There's much evidence to support the contention that Americans are disgusted with government officials as much as they are with business leaders. And, indeed, despite the tarnished reputation of corporate America, most people still tell pollsters they credit American business with being the backbone of the economy. So the American left shouldn't be lulled into thinking this is a revolt in favor of much bigger government. Still, the first fallout will be new laws to increase financial regulation. For the time being the bailouts have undermined the GOP argument that markets work best when left alone. Only last November, Dick Cheney told Fortune his main concern about the mortgage crisis was an overreaction by the government. "The fact is, the markets work, and they are working," he said. "We have to be careful not to have this set of developments lead us to significantly expand the role of government in ways that may do damage long-term for the economy." Ten months later the Vice President was forced to peddle the biggest government bailout in history to conservative friends on Capitol Hill. (The result was described by one participant as an "unmitigated disaster.") It will also be impossible - in the foreseeable future - for a Republican president to sell Congress any version of private accounts to augment Social Security.

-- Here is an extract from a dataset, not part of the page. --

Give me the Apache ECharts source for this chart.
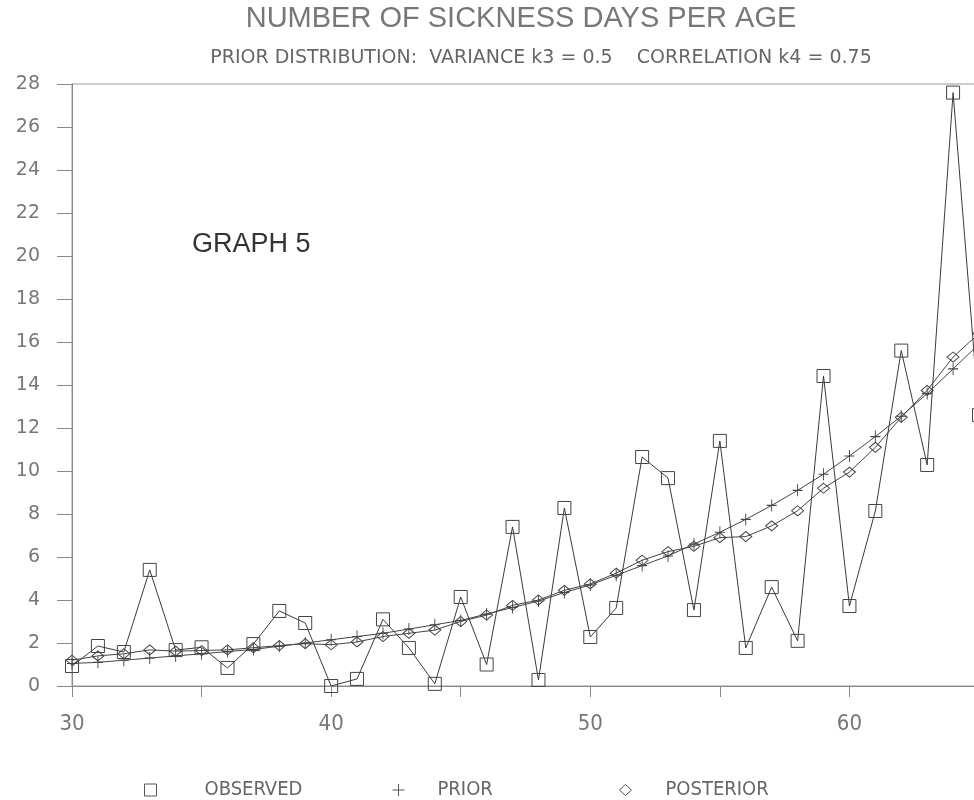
<!DOCTYPE html>
<html>
<head>
<meta charset="utf-8">
<style>
  html, body { margin: 0; padding: 0; background: #fff; }
  #chart { width: 974px; height: 800px; }
</style>
<script src="https://cdn.jsdelivr.net/npm/echarts@6/dist/echarts.min.js"></script>
</head>
<body>
<div id="chart"></div>
<script>
// Ages on the horizontal axis
var ages = [30, 31, 32, 33, 34, 35, 36, 37, 38, 39, 40, 41, 42, 43, 44, 45, 46, 47,
            48, 49, 50, 51, 52, 53, 54, 55, 56, 57, 58, 59, 60, 61, 62, 63, 64, 65];

// Observed number of sickness days per age
var observed = [0.93, 1.86, 1.58, 5.4, 1.67, 1.8, 0.84, 1.95, 3.49, 2.93, 0.0, 0.33,
                3.1, 1.77, 0.1, 4.14, 1.0, 7.4, 0.28, 8.28, 2.28, 3.63, 10.65, 9.67,
                3.53, 11.4, 1.77, 4.6, 2.1, 14.42, 3.72, 8.14, 15.6, 10.28, 27.6, 12.6];

// Prior estimate
var prior = [1.05, 1.1, 1.2, 1.3, 1.4, 1.5, 1.6, 1.7, 1.85, 2.0, 2.15, 2.3,
             2.45, 2.65, 2.85, 3.05, 3.35, 3.65, 3.95, 4.35, 4.7, 5.15, 5.6, 6.05,
             6.6, 7.15, 7.75, 8.4, 9.1, 9.85, 10.7, 11.6, 12.55, 13.6, 14.75, 15.9];

// Posterior estimate
var posterior = [1.2, 1.4, 1.5, 1.68, 1.62, 1.65, 1.68, 1.78, 1.88, 1.97, 1.92, 2.05,
                 2.3, 2.45, 2.6, 3.0, 3.3, 3.75, 4.0, 4.45, 4.75, 5.25, 5.85, 6.25,
                 6.5, 6.9, 6.95, 7.45, 8.15, 9.2, 9.95, 11.1, 12.5, 13.75, 15.3, 16.4];

// Labelled ticks on the age axis
var xTickLabels = [30, 40, 50, 60];

var titleText = 'NUMBER OF SICKNESS DAYS PER AGE';
var subtitleText = 'PRIOR DISTRIBUTION:  VARIANCE k3 = 0.5    CORRELATION k4 = 0.75';
var graphLabel = 'GRAPH 5';
var seriesNames = ['OBSERVED', 'PRIOR', 'POSTERIOR'];

function pairs(values) {
  return ages.map(function (a, i) { return [a, values[i]]; });
}

var ink = '#444';
var plusPath = 'path://M0,6L12,6M6,0L6,12';
var narrow = '"Liberation Sans Narrow", "DejaVu Sans Condensed", sans-serif';
var wide = '"Liberation Sans", Arial, sans-serif';

var hollow = { color: 'transparent', borderColor: ink, borderWidth: 1 };

function legendAt(left, name, icon, pad, w, h) {
  return {
    data: [name],
    left: left,
    top: 780,
    padding: 0,
    icon: icon,
    itemWidth: w,
    itemHeight: h,
    itemStyle: { color: 'transparent', borderColor: '#555', borderWidth: 1 },
    textStyle: { fontFamily: narrow, fontSize: 20, color: '#666', padding: [0, 0, 0, pad] },
    selectedMode: false
  };
}

var chart = echarts.init(document.getElementById('chart'));
chart.setOption({
  animation: false,
  backgroundColor: '#fff',
  // plot area runs a little past the right edge of the canvas
  grid: {
    left: 72, top: 84, width: 907, height: 602,
    outerBoundsMode: 'none',
    show: true, borderColor: '#999', borderWidth: 1
  },
  graphic: [
    { type: 'text', x: 521, y: 19,
      style: { text: titleText, fontFamily: wide, fontSize: 29, fill: '#777',
               align: 'center', verticalAlign: 'middle' } },
    { type: 'text', x: 541, y: 58,
      style: { text: subtitleText, fontFamily: '"DejaVu Sans", sans-serif', fontSize: 19, fill: '#666',
               align: 'center', verticalAlign: 'middle' } },
    { type: 'text', x: 192, y: 245,
      style: { text: graphLabel, fontFamily: wide, fontSize: 27, fill: '#333',
               align: 'left', verticalAlign: 'middle' } }
  ],
  legend: [
    legendAt(144, seriesNames[0], 'rect', 43, 12, 12),
    legendAt(392, seriesNames[1], plusPath, 28, 12, 12),
    legendAt(619, seriesNames[2], 'diamond', 29, 12, 11)
  ],
  xAxis: {
    type: 'value',
    min: 30, max: 65, interval: 5,
    axisLine: { lineStyle: { color: '#888', width: 1 } },
    axisTick: { show: true, inside: false, length: 11, lineStyle: { color: '#888' } },
    splitLine: { show: false },
    axisLabel: {
      margin: 27,
      fontFamily: narrow, fontSize: 22, color: '#777',
      formatter: function (v) { return xTickLabels.indexOf(v) >= 0 ? String(v) : ''; }
    }
  },
  yAxis: {
    type: 'value',
    min: 0, max: 28, interval: 2,
    axisLine: { show: true, lineStyle: { color: '#888', width: 1 } },
    axisTick: { show: true, inside: false, length: 15, lineStyle: { color: '#888' } },
    splitLine: { show: false },
    axisLabel: { margin: 32, fontFamily: '"DejaVu Sans", sans-serif', fontSize: 19, color: '#777' }
  },
  series: [
    {
      name: seriesNames[1], type: 'line', data: pairs(prior),
      symbol: plusPath, symbolSize: [10, 12], showAllSymbol: true,
      itemStyle: hollow, lineStyle: { color: ink, width: 1 }, z: 2
    },
    {
      name: seriesNames[2], type: 'line', data: pairs(posterior),
      symbol: 'diamond', symbolSize: [12, 10], showAllSymbol: true,
      itemStyle: hollow, lineStyle: { color: ink, width: 1 }, z: 3
    },
    {
      name: seriesNames[0], type: 'line', data: pairs(observed),
      symbol: 'rect', symbolSize: 13, showAllSymbol: true,
      itemStyle: hollow, lineStyle: { color: '#3a3a3a', width: 1 }, z: 4
    }
  ]
});
</script>
</body>
</html>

While consensus is widespread in both parties that there needs to be thicker capital buffers and more openness in the financial markets, many fear what Romney calls a draconian backlash in Congress that will choke off capital flows. "The greatest danger is that we do a Sarbanes-Oxley squared on the financial system," says Harvard professor Ken Rogoff, former chief economist at the International Monetary Fund. "That would cripple what - even after this disaster - has to be regarded as one of the most innovative, dynamic sectors in the economy. It's not all evil. There's some necessary regulation: We need higher capital requirements, more transparent markets. But goodness, we don't want to choke off the sector."
In this populist environment, fat pay packages will get more scrutiny - even those not attached to federal rescue deals. For three years House Financial Services chairman Barney Frank has argued that pay packages need better disclosure to shareholders. Watch for hearings on that issue. Meanwhile, if you want taxpayer bailout money, say goodbye to that million-dollar bonus and stock-option package; Congress wants your salary to look more like that of a government employee.
The collateral damage to the business agenda will be far more sweeping. Take trade. Even with a decent economy, Bush was unable to get major trade deals passed because a rising populist tide emboldened Democrats. Now it's going to be even harder. By contrast, an Obama agenda of aiding union-organizing efforts, raising taxes on capital gains, and imposing a windfall-profits tax on oil is looking more enticing.
Rogoff is right: Not everyone in the financial market is "evil," and there's a risk in Washington of throwing out America's best innovations - best risk taking even - with the detritus that caused today's crisis. But politically speaking, corporate America - most of which has nothing to do with the Wall Street mess - has been summarily dethroned. And it will be a long slog back.